What the task asks ->
Copy each line that contains the string "React".

Code that draws figures
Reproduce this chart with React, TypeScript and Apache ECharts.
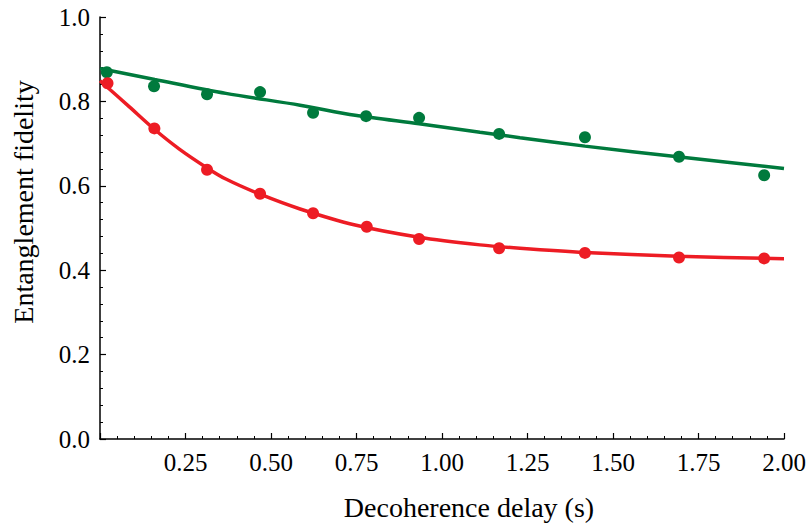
import React, { useEffect, useRef } from "react";
import * as echarts from "echarts";

// Measured data points
const greenPoints: [number, number][] = [
  [0.02, 0.869], [0.158, 0.836], [0.313, 0.817], [0.468, 0.822], [0.623, 0.773],
  [0.778, 0.765], [0.933, 0.761], [1.167, 0.723], [1.418, 0.715], [1.693, 0.669], [1.942, 0.625],
];
const redPoints: [number, number][] = [
  [0.022, 0.843], [0.159, 0.736], [0.313, 0.638], [0.468, 0.581], [0.623, 0.535],
  [0.78, 0.503], [0.933, 0.474], [1.167, 0.452], [1.418, 0.441], [1.693, 0.43], [1.942, 0.428],
];
// Fit curves
const greenFit: [number, number][] = [
  [0, 0.878], [0.16, 0.852], [0.368, 0.819], [0.585, 0.791], [0.746, 0.767],
  [0.933, 0.747], [1.111, 0.727], [1.228, 0.714], [1.418, 0.694], [1.696, 0.668], [2.0, 0.641],
];
const redFit: [number, number][] = [
  [0, 0.849], [0.086, 0.787], [0.159, 0.734], [0.232, 0.687], [0.312, 0.643],
  [0.368, 0.616], [0.468, 0.58], [0.585, 0.545], [0.746, 0.507], [0.933, 0.478],
  [1.111, 0.46], [1.228, 0.452], [1.418, 0.442], [1.69, 0.433], [2.0, 0.427],
];

const xTitle = "Decoherence delay (s)";
const yTitle = "Entanglement fidelity";

const GREEN = "#007A3D";
const RED = "#ED1C24";
const FONT = "Liberation Serif";

export default function App() {
  const ref = useRef<HTMLDivElement>(null);
  useEffect(() => {
    if (!ref.current) return;
    const chart = echarts.init(ref.current, undefined, { renderer: "svg" });
    const axisCommon = {
      axisLine: { show: true, lineStyle: { color: "#000", width: 1.5 } },
      axisTick: { show: true, inside: true, length: 6, lineStyle: { color: "#000", width: 1.2 } },
      minorTick: { show: true, splitNumber: 5, length: 3, lineStyle: { color: "#000", width: 1 } },
      splitLine: { show: false },
      minorSplitLine: { show: false },
    };
    chart.setOption({
      animation: false,
      backgroundColor: "#fff",
      grid: { left: 100, right: 25, top: 17, bottom: 86, containLabel: false },
      xAxis: {
        type: "value",
        min: 0,
        max: 2,
        interval: 0.25,
        ...axisCommon,
        axisLabel: {
          show: true,
          margin: 23,
          verticalAlign: "middle",
          color: "#000",
          fontFamily: FONT,
          fontSize: 25,
          showMinLabel: false,
          formatter: (v: number) => (v === 0 ? "" : v.toFixed(2)),
        },
      },
      yAxis: {
        type: "value",
        min: 0,
        max: 1,
        interval: 0.2,
        ...axisCommon,
        axisLabel: {
          show: true,
          margin: 10,
          color: "#000",
          fontFamily: FONT,
          fontSize: 25,
          formatter: (v: number) => v.toFixed(1),
        },
      },
      graphic: [
        {
          type: "text",
          x: 469,
          y: 507,
          style: {
            text: xTitle,
            fontFamily: FONT,
            fontSize: 28,
            fill: "#000",
            textAlign: "center",
            textVerticalAlign: "middle",
          },
        },
        {
          type: "text",
          x: 23,
          y: 202,
          rotation: Math.PI / 2,
          style: {
            text: yTitle,
            fontFamily: FONT,
            fontSize: 28,
            fill: "#000",
            textAlign: "center",
            textVerticalAlign: "middle",
          },
        },
      ],
      series: [
        {
          type: "line",
          data: greenFit,
          smooth: 0.3,
          showSymbol: false,
          lineStyle: { color: GREEN, width: 3.5 },
          z: 2,
        },
        {
          type: "line",
          data: redFit,
          smooth: 0.3,
          showSymbol: false,
          lineStyle: { color: RED, width: 3.5 },
          z: 2,
        },
        {
          type: "scatter",
          data: greenPoints,
          symbol: "circle",
          symbolSize: 12,
          itemStyle: { color: GREEN, opacity: 1 },
          z: 3,
        },
        {
          type: "scatter",
          data: redPoints,
          symbol: "circle",
          symbolSize: 12,
          itemStyle: { color: RED, opacity: 1 },
          z: 3,
        },
      ],
    });
    return () => chart.dispose();
  }, []);
  return (
    <div
      ref={ref}
      style={{ position: "fixed", left: 0, top: 0, width: 809, height: 525, background: "#fff" }}
    />
  );
}
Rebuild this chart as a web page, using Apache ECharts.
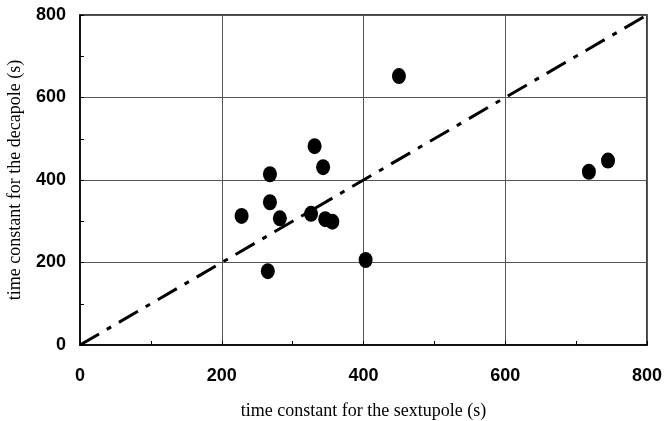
<!DOCTYPE html>
<html>
<head>
<meta charset="utf-8">
<script src="https://cdn.jsdelivr.net/npm/echarts@6/dist/echarts.min.js"></script>
<style>
  html, body { margin: 0; padding: 0; background: #fff; }
  #chart { width: 665px; height: 421px; }
</style>
</head>
<body>
<div id="chart"></div>
<script>
// sextupole vs decapole time constants (s)
var sextupole = [228, 265, 268, 268, 282, 326, 331, 343, 346, 356, 403, 450, 718, 745];
var decapole  = [313, 179, 346, 414, 307, 318, 482, 431, 305, 299, 206, 652, 420, 447];
var diagonal = [[0, 0], [800, 800]];

var points = sextupole.map(function (x, i) { return [x, decapole[i]]; });

var chart = echarts.init(document.getElementById('chart'));

var axisCommon = {
    min: 0,
    max: 800,
    interval: 200,
    axisLine: { lineStyle: { color: '#000', width: 1.5 } },
    axisTick: { show: true, inside: true, length: 4, lineStyle: { color: '#000', width: 1 } },
    minorTick: { show: true, splitNumber: 2, length: 4, lineStyle: { color: '#000', width: 1 } },
    splitLine: { show: true, lineStyle: { color: '#555', width: 1 } },
    axisLabel: { color: '#000', fontFamily: 'Liberation Sans', fontSize: 18, fontWeight: 'bold' },
    nameTextStyle: { color: '#000', fontFamily: 'Liberation Serif', fontSize: 18 }
};

chart.setOption({
    animation: false,
    grid: {
        left: 80, right: 18, top: 15, bottom: 76,
        outerBoundsMode: 'none',
        containLabel: false,
        show: true,
        borderColor: '#000',
        borderWidth: 1.5
    },
    xAxis: Object.assign({}, axisCommon, {
        type: 'value',
        name: 'time constant for the sextupole (s)',
        nameLocation: 'middle',
        nameGap: 57,
        axisLabel: Object.assign({}, axisCommon.axisLabel, { margin: 22 })
    }),
    yAxis: Object.assign({}, axisCommon, {
        type: 'value',
        name: 'time constant for the decapole (s)',
        nameLocation: 'middle',
        nameGap: 56,
        axisLabel: Object.assign({}, axisCommon.axisLabel, { margin: 14 })
    }),
    series: [
        {
            type: 'line',
            data: diagonal,
            symbol: 'none',
            lineStyle: { color: '#000', width: 3, type: [22, 9, 5, 9] },
            z: 2
        },
        {
            type: 'scatter',
            data: points,
            symbol: 'circle',
            symbolSize: [14, 16],
            itemStyle: { color: '#000', opacity: 1 },
            z: 3
        }
    ]
});
</script>
</body>
</html>
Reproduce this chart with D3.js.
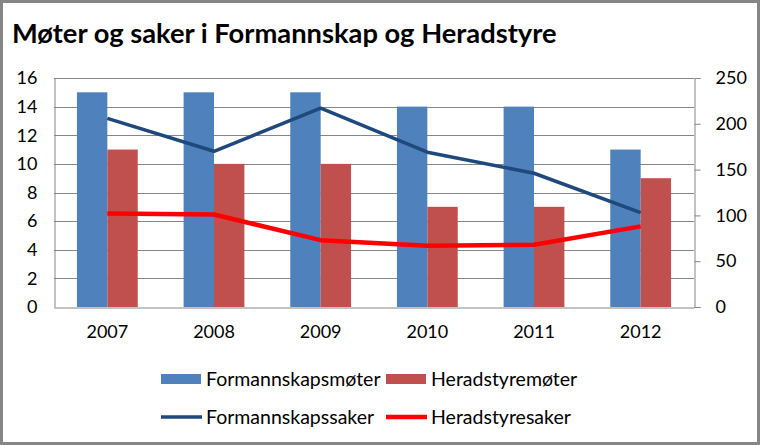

Finished answer ->
Reproduce this chart with React, TypeScript and Apache ECharts.
import React, { useEffect, useRef } from "react";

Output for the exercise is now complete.